- Set problem: Beginning with the line that contains "Give me the Bokeh source for this chart.", retype the entries below exactly, ending with the line that contains "from bokeh.resources import INLINE". Leave out any pictures.

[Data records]
══════════

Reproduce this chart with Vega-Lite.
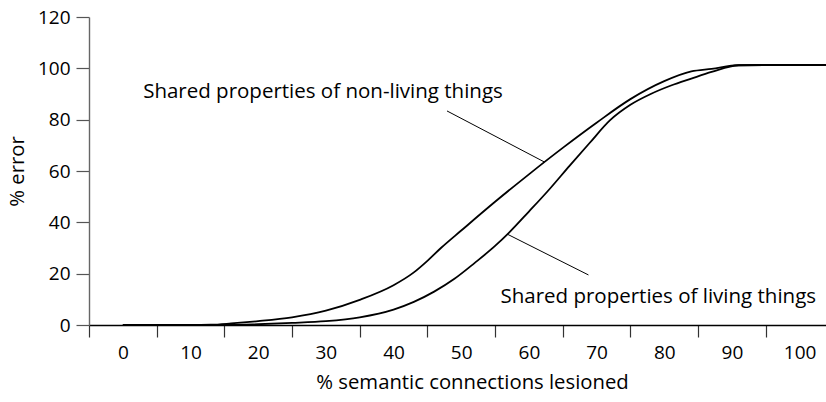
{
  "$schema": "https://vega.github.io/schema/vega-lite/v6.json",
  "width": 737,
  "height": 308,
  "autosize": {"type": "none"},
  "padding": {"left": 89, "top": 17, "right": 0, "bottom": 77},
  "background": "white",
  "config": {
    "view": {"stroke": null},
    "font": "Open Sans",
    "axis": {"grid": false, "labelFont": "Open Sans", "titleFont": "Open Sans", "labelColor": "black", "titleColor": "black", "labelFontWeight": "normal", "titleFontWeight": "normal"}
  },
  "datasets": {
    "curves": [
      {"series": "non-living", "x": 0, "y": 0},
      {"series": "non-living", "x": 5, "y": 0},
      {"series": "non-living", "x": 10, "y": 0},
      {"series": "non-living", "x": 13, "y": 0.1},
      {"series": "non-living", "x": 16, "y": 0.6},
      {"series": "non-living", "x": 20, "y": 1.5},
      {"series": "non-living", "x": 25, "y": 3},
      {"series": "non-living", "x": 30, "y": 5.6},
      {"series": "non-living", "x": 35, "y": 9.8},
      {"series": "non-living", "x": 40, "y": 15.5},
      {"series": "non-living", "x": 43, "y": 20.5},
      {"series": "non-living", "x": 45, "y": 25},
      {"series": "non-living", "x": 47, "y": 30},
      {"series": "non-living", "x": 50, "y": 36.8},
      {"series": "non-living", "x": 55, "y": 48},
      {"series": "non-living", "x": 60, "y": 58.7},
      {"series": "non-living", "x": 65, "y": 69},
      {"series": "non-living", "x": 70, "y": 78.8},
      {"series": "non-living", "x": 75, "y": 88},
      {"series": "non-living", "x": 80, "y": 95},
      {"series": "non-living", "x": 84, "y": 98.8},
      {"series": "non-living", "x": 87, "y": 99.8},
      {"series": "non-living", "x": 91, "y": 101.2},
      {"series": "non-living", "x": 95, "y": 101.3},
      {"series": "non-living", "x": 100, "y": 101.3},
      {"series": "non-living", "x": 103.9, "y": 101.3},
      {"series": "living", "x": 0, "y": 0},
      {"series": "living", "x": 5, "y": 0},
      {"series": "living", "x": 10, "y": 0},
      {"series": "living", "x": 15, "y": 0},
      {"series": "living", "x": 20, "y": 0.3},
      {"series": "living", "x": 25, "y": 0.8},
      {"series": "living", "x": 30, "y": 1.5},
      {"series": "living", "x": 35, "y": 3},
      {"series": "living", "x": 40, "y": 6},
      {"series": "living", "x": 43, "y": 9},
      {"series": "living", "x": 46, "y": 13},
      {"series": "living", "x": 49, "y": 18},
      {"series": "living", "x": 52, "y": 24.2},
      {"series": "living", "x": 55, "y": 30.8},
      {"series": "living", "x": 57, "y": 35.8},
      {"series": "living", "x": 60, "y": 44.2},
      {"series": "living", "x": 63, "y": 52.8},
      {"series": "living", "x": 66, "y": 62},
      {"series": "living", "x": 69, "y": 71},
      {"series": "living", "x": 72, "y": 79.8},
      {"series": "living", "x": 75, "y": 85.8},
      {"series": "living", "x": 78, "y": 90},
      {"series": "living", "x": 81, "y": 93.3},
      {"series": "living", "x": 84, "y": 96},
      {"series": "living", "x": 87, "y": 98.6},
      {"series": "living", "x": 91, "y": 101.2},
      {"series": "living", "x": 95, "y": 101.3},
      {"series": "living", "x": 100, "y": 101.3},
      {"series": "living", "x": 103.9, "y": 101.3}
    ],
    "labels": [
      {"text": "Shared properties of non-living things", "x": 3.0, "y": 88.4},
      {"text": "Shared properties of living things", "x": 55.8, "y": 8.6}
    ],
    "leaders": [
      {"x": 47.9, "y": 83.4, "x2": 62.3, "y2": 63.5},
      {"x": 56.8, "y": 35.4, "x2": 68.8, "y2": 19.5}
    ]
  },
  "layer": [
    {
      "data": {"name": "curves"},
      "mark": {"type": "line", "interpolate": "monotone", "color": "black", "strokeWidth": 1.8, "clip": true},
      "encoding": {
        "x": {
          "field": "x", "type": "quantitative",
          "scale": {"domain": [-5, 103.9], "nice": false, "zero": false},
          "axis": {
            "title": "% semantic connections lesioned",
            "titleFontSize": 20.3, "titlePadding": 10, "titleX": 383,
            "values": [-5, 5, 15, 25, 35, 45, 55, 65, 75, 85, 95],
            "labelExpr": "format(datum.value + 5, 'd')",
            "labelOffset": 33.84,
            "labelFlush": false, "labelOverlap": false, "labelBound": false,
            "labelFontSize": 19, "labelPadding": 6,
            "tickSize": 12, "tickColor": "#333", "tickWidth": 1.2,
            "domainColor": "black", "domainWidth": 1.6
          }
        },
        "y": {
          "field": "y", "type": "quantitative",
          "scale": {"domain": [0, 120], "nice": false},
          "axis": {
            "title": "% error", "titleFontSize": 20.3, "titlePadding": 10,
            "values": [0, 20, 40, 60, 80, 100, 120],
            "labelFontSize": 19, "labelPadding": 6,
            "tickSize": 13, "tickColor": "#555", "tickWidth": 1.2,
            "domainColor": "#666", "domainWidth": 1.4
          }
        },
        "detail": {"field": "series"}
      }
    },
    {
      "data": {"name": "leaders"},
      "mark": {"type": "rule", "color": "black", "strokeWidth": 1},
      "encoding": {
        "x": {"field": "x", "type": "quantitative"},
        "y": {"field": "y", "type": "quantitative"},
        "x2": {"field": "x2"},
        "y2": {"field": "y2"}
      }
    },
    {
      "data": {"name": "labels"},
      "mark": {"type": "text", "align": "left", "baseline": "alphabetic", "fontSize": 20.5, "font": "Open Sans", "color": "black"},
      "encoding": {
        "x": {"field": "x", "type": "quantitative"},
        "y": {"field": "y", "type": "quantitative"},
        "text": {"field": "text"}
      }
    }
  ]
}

══════════

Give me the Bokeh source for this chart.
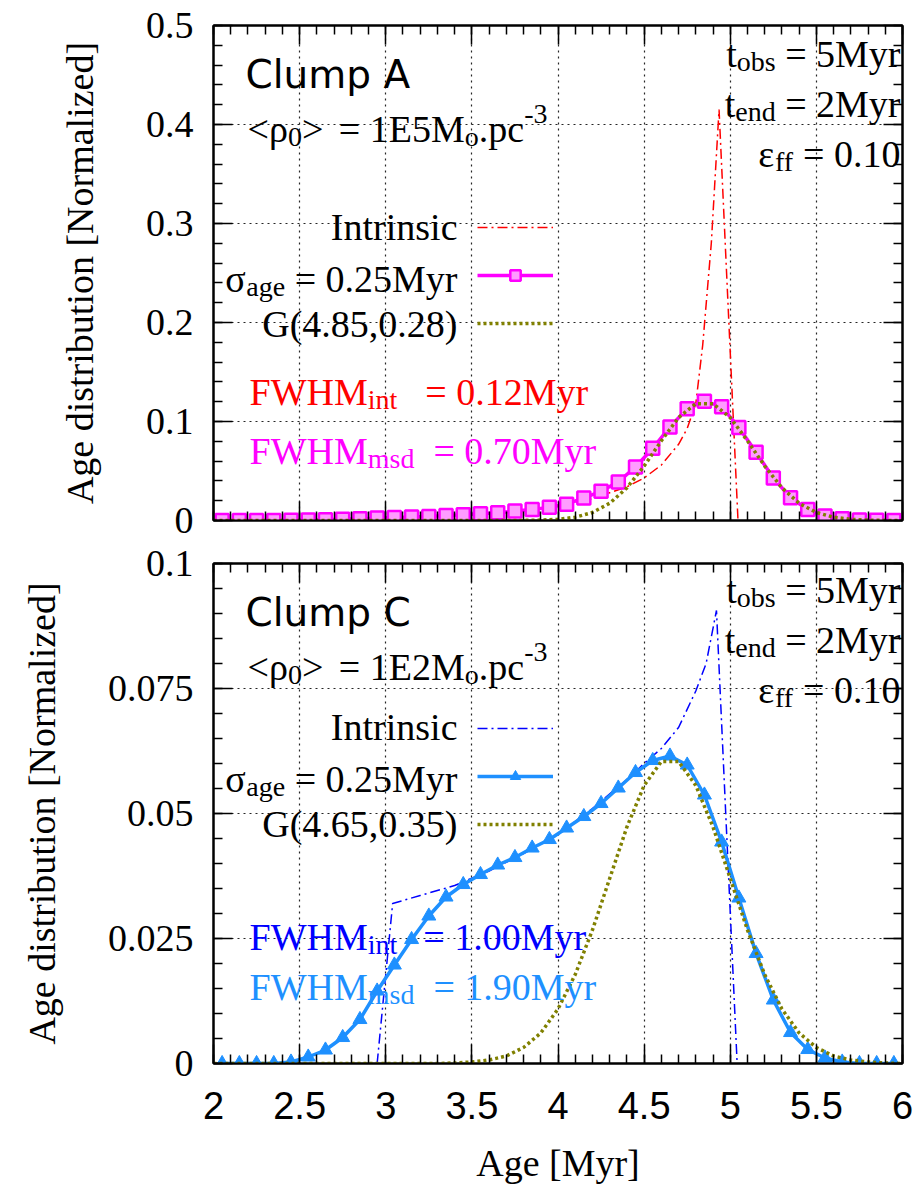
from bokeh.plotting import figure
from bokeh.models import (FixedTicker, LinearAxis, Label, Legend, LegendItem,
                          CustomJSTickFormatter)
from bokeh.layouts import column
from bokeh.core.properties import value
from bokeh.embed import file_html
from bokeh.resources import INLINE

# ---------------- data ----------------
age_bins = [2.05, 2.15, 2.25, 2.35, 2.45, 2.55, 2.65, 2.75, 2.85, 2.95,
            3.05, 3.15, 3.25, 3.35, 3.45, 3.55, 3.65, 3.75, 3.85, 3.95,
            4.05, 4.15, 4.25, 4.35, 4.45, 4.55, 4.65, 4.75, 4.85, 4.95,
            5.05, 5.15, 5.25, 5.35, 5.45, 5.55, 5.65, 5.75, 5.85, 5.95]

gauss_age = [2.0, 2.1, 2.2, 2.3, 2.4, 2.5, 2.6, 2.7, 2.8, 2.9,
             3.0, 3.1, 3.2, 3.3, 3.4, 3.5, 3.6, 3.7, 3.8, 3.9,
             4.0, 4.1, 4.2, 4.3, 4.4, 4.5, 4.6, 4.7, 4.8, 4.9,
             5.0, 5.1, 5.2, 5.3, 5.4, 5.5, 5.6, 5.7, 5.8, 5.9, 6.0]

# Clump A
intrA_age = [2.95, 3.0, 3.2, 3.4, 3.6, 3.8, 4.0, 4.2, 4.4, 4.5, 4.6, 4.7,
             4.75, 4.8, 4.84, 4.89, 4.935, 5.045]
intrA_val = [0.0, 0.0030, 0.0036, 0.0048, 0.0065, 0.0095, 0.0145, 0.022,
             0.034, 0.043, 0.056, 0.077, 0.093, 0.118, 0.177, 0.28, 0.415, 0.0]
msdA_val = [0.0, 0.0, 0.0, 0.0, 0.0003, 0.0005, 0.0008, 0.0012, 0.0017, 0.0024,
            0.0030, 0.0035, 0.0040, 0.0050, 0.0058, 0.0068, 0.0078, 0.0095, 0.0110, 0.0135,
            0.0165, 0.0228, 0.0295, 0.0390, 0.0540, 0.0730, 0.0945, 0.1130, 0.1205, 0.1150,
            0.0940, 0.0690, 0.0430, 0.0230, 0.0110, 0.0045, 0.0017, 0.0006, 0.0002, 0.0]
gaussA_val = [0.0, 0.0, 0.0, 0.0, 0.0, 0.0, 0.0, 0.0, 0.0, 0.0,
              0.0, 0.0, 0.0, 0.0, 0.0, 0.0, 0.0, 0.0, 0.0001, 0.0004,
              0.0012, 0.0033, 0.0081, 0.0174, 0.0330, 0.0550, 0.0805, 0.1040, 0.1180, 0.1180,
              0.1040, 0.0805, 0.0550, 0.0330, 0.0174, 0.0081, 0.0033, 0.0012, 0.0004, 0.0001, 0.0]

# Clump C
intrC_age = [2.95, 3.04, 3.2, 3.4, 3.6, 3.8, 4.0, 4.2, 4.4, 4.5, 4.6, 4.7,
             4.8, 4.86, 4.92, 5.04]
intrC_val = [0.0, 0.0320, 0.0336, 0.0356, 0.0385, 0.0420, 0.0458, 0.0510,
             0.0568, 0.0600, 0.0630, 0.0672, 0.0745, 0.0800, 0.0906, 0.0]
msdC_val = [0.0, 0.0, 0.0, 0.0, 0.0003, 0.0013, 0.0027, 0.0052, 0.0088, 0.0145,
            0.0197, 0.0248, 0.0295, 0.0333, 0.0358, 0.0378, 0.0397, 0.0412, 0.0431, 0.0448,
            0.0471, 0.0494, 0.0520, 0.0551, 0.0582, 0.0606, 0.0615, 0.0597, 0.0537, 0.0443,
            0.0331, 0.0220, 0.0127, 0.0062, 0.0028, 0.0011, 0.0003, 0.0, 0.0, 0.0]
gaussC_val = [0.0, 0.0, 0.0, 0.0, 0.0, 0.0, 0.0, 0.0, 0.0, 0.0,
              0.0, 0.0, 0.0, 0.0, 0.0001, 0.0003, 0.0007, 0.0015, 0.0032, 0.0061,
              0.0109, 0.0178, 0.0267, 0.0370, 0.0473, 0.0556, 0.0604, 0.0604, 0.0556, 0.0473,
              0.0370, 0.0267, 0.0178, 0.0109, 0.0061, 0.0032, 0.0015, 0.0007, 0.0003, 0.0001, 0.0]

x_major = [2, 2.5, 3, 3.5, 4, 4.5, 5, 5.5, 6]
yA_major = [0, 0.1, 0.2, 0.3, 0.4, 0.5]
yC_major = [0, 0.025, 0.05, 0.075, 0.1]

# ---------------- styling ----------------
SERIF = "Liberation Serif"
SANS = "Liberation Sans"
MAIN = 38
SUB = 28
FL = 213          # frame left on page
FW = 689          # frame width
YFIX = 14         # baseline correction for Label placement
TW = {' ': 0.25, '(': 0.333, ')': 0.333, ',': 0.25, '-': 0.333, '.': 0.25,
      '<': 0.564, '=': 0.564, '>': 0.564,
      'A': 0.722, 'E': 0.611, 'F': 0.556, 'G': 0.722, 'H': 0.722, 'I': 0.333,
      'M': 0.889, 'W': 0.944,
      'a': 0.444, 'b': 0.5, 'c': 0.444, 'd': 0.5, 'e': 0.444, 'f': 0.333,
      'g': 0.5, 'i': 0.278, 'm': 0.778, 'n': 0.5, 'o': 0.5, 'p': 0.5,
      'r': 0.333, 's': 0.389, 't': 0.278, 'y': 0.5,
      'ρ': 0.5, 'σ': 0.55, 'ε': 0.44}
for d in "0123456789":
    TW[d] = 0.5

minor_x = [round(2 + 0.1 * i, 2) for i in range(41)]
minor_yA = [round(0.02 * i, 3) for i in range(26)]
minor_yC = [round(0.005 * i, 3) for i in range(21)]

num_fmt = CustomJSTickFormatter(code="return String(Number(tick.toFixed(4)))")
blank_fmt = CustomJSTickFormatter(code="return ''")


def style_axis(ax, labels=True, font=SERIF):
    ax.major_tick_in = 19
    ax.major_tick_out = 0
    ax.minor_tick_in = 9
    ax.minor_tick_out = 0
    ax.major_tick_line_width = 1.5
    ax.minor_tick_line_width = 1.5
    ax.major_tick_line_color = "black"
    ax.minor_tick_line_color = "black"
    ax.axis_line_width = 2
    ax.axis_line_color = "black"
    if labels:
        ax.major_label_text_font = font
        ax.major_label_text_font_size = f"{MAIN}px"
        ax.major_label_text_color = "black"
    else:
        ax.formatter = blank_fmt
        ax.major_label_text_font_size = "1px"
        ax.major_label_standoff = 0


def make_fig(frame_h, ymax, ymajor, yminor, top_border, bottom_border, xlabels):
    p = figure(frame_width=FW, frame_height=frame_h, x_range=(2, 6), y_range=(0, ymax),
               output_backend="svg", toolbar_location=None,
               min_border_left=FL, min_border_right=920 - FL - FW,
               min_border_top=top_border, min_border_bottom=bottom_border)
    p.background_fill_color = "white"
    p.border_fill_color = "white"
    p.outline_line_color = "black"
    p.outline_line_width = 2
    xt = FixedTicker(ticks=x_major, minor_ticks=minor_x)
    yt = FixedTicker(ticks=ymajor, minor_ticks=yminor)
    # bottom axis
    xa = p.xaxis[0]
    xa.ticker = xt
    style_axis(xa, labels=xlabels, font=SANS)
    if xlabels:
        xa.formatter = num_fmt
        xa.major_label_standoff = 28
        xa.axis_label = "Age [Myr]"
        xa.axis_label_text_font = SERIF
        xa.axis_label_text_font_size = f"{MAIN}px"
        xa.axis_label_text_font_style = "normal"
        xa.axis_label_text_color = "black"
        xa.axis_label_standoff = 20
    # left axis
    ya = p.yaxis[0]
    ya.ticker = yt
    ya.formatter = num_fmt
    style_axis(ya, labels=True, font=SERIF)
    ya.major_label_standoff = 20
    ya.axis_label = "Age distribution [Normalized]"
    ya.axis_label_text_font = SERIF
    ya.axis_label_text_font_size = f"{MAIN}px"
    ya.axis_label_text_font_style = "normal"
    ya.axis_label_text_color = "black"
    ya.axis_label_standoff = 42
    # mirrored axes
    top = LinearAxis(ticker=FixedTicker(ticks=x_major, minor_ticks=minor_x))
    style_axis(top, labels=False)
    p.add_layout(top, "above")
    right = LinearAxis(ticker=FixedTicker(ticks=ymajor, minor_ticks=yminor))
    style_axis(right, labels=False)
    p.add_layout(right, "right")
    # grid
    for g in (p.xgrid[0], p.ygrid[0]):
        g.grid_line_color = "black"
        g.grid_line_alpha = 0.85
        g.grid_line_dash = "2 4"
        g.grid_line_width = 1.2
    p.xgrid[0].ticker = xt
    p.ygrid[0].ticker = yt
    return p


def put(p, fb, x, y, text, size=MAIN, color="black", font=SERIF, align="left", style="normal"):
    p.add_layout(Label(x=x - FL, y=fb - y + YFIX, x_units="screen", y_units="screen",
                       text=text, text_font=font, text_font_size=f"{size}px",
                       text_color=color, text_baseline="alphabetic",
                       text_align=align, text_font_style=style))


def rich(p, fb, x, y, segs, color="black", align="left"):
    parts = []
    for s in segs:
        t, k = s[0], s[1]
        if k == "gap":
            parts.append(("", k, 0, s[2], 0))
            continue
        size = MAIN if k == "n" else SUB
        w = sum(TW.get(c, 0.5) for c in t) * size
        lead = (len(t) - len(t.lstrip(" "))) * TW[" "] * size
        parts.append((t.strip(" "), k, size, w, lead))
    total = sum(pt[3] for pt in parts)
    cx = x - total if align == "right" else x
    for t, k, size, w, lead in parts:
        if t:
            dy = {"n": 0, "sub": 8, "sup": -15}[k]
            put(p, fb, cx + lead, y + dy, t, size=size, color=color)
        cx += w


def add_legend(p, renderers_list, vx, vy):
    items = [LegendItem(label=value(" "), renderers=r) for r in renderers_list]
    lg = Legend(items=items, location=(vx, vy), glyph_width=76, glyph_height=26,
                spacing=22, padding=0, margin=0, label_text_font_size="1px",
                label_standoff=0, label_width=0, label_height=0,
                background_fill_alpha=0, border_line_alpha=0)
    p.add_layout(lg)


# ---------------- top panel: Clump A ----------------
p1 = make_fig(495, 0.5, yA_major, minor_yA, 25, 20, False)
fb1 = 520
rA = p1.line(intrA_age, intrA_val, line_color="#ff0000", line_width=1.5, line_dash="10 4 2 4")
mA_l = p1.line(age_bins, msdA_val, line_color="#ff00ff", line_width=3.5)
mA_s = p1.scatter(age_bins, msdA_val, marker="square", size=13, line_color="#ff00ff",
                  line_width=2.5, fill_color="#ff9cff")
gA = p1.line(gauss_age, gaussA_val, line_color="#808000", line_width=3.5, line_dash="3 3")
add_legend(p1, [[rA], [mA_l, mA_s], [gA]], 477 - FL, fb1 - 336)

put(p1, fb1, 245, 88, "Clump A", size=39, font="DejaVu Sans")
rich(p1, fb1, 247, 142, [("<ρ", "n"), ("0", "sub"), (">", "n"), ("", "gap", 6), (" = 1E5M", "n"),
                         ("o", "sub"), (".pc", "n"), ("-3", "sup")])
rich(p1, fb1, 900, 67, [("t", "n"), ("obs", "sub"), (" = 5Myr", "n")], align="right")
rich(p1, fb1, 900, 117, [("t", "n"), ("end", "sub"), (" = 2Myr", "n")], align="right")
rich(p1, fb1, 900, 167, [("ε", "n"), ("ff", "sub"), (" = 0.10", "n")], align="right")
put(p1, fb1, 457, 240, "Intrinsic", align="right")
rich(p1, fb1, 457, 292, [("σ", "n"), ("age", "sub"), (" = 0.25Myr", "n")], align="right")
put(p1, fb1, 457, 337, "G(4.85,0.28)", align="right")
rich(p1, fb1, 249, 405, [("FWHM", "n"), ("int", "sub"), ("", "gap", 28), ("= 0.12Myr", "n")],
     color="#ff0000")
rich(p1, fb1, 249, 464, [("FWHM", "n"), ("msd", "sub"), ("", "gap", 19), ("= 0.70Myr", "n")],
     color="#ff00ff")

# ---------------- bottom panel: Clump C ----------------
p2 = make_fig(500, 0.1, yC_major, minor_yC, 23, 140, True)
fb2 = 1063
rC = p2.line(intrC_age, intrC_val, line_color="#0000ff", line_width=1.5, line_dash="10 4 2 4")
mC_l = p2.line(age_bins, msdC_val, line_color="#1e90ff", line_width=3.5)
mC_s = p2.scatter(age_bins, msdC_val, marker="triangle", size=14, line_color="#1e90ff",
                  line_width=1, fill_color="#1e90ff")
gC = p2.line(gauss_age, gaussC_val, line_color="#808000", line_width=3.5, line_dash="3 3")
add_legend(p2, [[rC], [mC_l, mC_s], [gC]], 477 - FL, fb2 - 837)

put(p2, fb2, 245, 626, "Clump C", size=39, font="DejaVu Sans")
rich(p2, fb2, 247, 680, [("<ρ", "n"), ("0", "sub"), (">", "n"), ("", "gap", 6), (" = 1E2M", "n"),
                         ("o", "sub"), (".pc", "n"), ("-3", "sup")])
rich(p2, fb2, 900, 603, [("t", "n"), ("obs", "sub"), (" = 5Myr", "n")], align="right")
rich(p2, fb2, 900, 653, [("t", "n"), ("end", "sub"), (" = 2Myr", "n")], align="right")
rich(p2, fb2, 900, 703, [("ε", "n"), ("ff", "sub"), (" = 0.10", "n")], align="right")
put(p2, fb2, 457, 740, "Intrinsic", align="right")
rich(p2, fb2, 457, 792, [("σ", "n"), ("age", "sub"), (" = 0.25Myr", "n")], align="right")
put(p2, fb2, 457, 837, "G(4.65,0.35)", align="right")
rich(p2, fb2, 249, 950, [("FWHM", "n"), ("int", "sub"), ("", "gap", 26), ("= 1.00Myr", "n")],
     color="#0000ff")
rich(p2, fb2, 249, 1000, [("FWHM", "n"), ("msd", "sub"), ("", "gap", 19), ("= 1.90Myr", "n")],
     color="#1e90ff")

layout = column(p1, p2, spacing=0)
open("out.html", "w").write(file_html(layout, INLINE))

══════════

- Output for this exercise:
Give me the Bokeh source for this chart.
from bokeh.plotting import figure
from bokeh.models import (FixedTicker, LinearAxis, Label, Legend, LegendItem,
                          CustomJSTickFormatter)
from bokeh.layouts import column
from bokeh.core.properties import value
from bokeh.embed import file_html
from bokeh.resources import INLINE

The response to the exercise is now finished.